----- Data provided

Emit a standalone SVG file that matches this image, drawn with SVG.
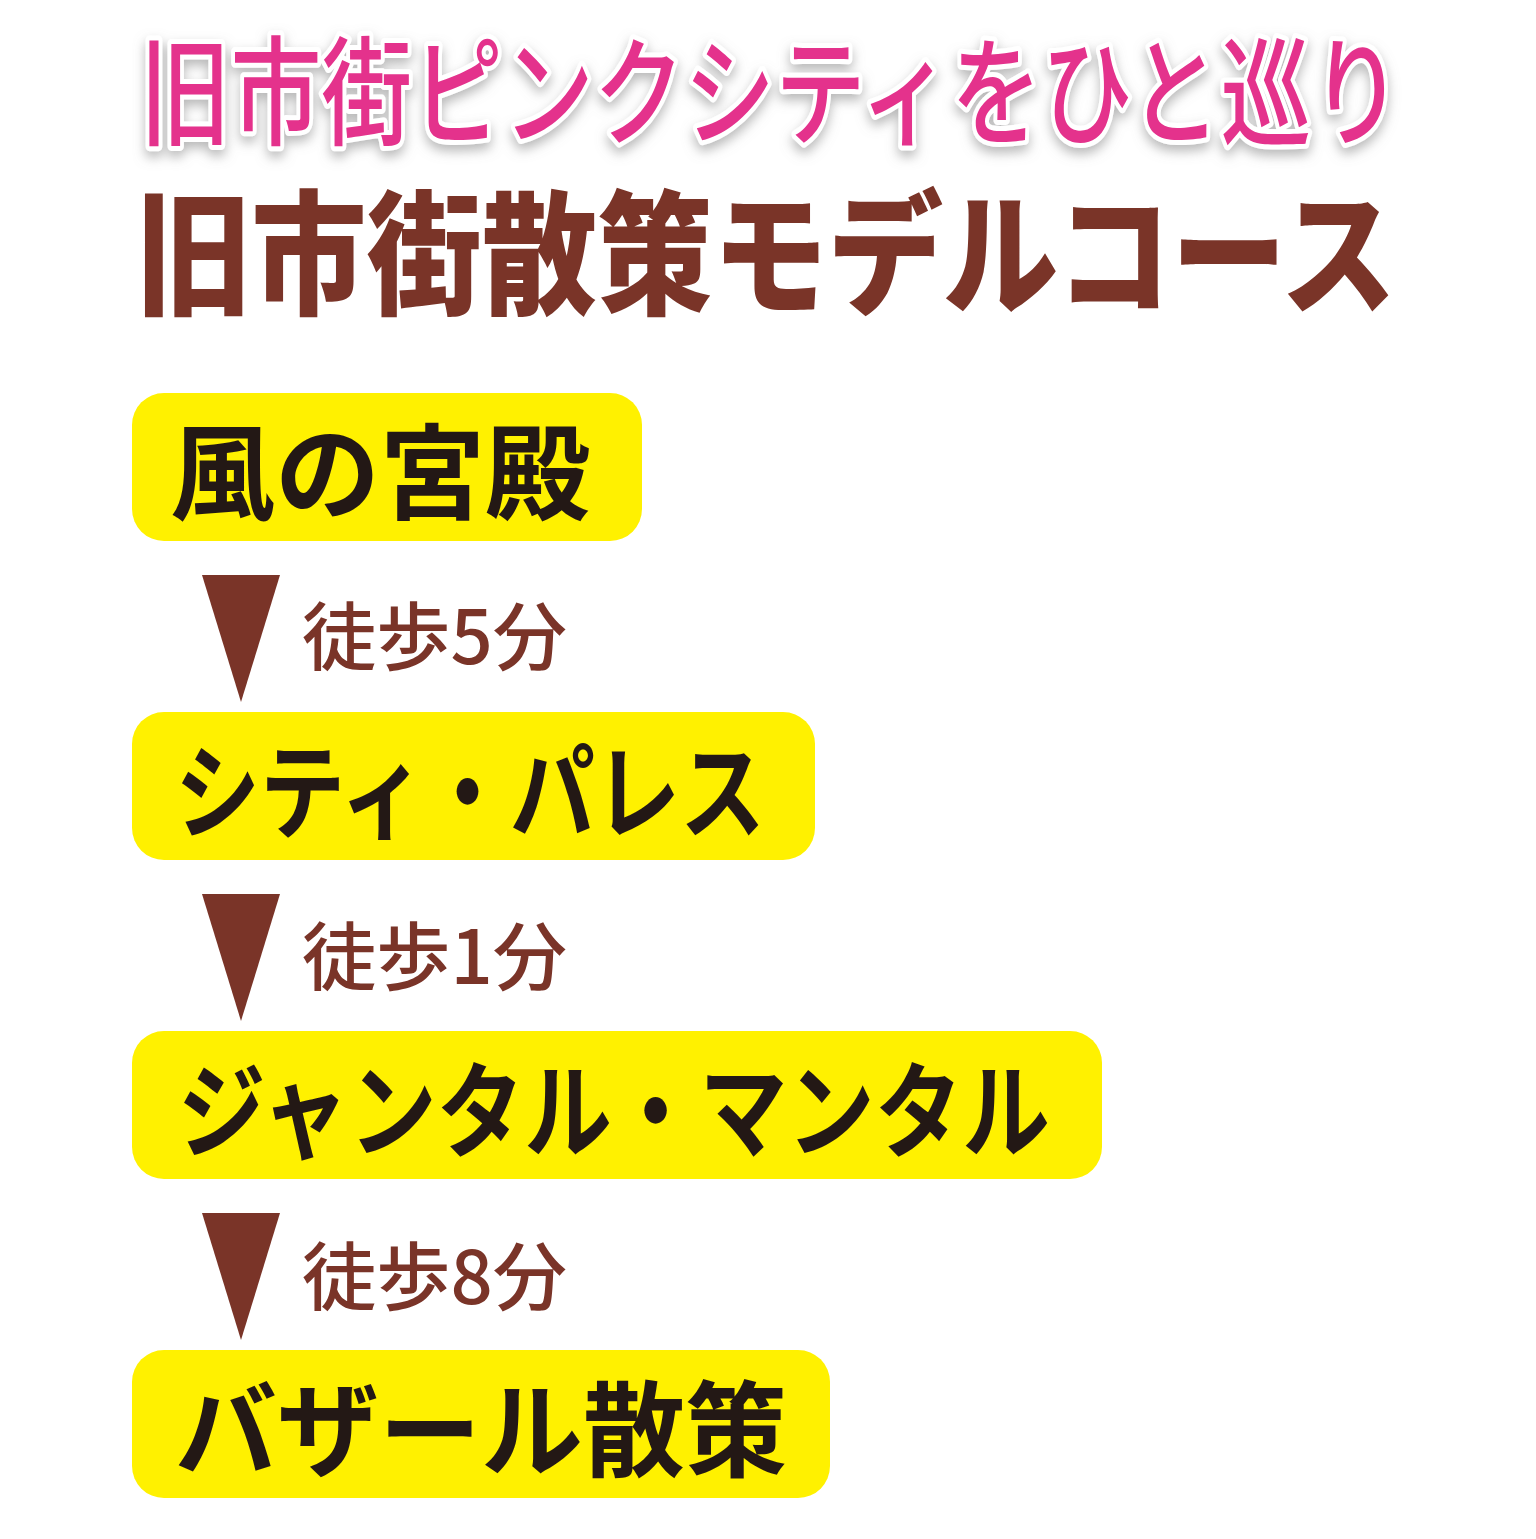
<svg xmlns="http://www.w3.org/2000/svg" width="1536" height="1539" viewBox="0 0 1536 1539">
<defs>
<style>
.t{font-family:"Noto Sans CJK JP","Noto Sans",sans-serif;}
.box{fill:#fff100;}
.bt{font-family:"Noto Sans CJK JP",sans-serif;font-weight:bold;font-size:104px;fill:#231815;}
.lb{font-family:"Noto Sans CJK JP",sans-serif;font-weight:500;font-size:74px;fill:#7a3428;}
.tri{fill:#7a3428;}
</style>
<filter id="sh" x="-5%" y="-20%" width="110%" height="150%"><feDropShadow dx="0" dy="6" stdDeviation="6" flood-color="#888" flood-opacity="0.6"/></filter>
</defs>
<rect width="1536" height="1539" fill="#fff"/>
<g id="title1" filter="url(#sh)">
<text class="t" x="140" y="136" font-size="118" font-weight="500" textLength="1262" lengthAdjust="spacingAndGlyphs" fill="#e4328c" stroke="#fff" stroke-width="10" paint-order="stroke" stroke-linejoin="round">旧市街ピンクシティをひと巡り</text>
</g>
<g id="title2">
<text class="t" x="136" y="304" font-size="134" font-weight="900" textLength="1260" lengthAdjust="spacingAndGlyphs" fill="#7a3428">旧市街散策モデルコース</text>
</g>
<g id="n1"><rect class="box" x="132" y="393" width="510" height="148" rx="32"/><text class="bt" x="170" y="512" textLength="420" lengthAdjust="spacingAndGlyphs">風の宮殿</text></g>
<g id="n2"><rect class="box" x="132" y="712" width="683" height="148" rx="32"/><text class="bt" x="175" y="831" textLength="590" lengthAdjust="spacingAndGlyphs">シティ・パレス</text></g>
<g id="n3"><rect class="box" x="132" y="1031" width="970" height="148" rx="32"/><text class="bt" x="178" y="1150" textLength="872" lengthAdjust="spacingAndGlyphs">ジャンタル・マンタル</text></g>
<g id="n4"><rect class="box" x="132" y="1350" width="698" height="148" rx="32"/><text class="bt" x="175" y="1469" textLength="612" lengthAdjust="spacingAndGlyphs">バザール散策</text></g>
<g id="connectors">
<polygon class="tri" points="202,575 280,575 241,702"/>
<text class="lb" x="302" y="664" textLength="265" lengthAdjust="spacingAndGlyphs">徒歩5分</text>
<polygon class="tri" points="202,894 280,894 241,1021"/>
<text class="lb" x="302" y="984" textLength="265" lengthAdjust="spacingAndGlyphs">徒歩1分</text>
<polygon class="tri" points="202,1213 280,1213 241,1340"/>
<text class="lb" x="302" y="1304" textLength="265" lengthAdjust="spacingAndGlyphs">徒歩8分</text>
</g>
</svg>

----------

Your task: Take the listing above and restate it word for word, without its pictures.

Task answer:
Emit a standalone SVG file that matches this image, drawn with SVG.
<svg xmlns="http://www.w3.org/2000/svg" width="1536" height="1539" viewBox="0 0 1536 1539">
<defs>
<style>
.t{font-family:"Noto Sans CJK JP","Noto Sans",sans-serif;}
.box{fill:#fff100;}
.bt{font-family:"Noto Sans CJK JP",sans-serif;font-weight:bold;font-size:104px;fill:#231815;}
.lb{font-family:"Noto Sans CJK JP",sans-serif;font-weight:500;font-size:74px;fill:#7a3428;}
.tri{fill:#7a3428;}
</style>
<filter id="sh" x="-5%" y="-20%" width="110%" height="150%"><feDropShadow dx="0" dy="6" stdDeviation="6" flood-color="#888" flood-opacity="0.6"/></filter>
</defs>
<rect width="1536" height="1539" fill="#fff"/>
<g id="title1" filter="url(#sh)">
<text class="t" x="140" y="136" font-size="118" font-weight="500" textLength="1262" lengthAdjust="spacingAndGlyphs" fill="#e4328c" stroke="#fff" stroke-width="10" paint-order="stroke" stroke-linejoin="round">旧市街ピンクシティをひと巡り</text>
</g>
<g id="title2">
<text class="t" x="136" y="304" font-size="134" font-weight="900" textLength="1260" lengthAdjust="spacingAndGlyphs" fill="#7a3428">旧市街散策モデルコース</text>
</g>
<g id="n1"><rect class="box" x="132" y="393" width="510" height="148" rx="32"/><text class="bt" x="170" y="512" textLength="420" lengthAdjust="spacingAndGlyphs">風の宮殿</text></g>
<g id="n2"><rect class="box" x="132" y="712" width="683" height="148" rx="32"/><text class="bt" x="175" y="831" textLength="590" lengthAdjust="spacingAndGlyphs">シティ・パレス</text></g>
<g id="n3"><rect class="box" x="132" y="1031" width="970" height="148" rx="32"/><text class="bt" x="178" y="1150" textLength="872" lengthAdjust="spacingAndGlyphs">ジャンタル・マンタル</text></g>
<g id="n4"><rect class="box" x="132" y="1350" width="698" height="148" rx="32"/><text class="bt" x="175" y="1469" textLength="612" lengthAdjust="spacingAndGlyphs">バザール散策</text></g>
<g id="connectors">
<polygon class="tri" points="202,575 280,575 241,702"/>
<text class="lb" x="302" y="664" textLength="265" lengthAdjust="spacingAndGlyphs">徒歩5分</text>
<polygon class="tri" points="202,894 280,894 241,1021"/>
<text class="lb" x="302" y="984" textLength="265" lengthAdjust="spacingAndGlyphs">徒歩1分</text>
<polygon class="tri" points="202,1213 280,1213 241,1340"/>
<text class="lb" x="302" y="1304" textLength="265" lengthAdjust="spacingAndGlyphs">徒歩8分</text>
</g>
</svg>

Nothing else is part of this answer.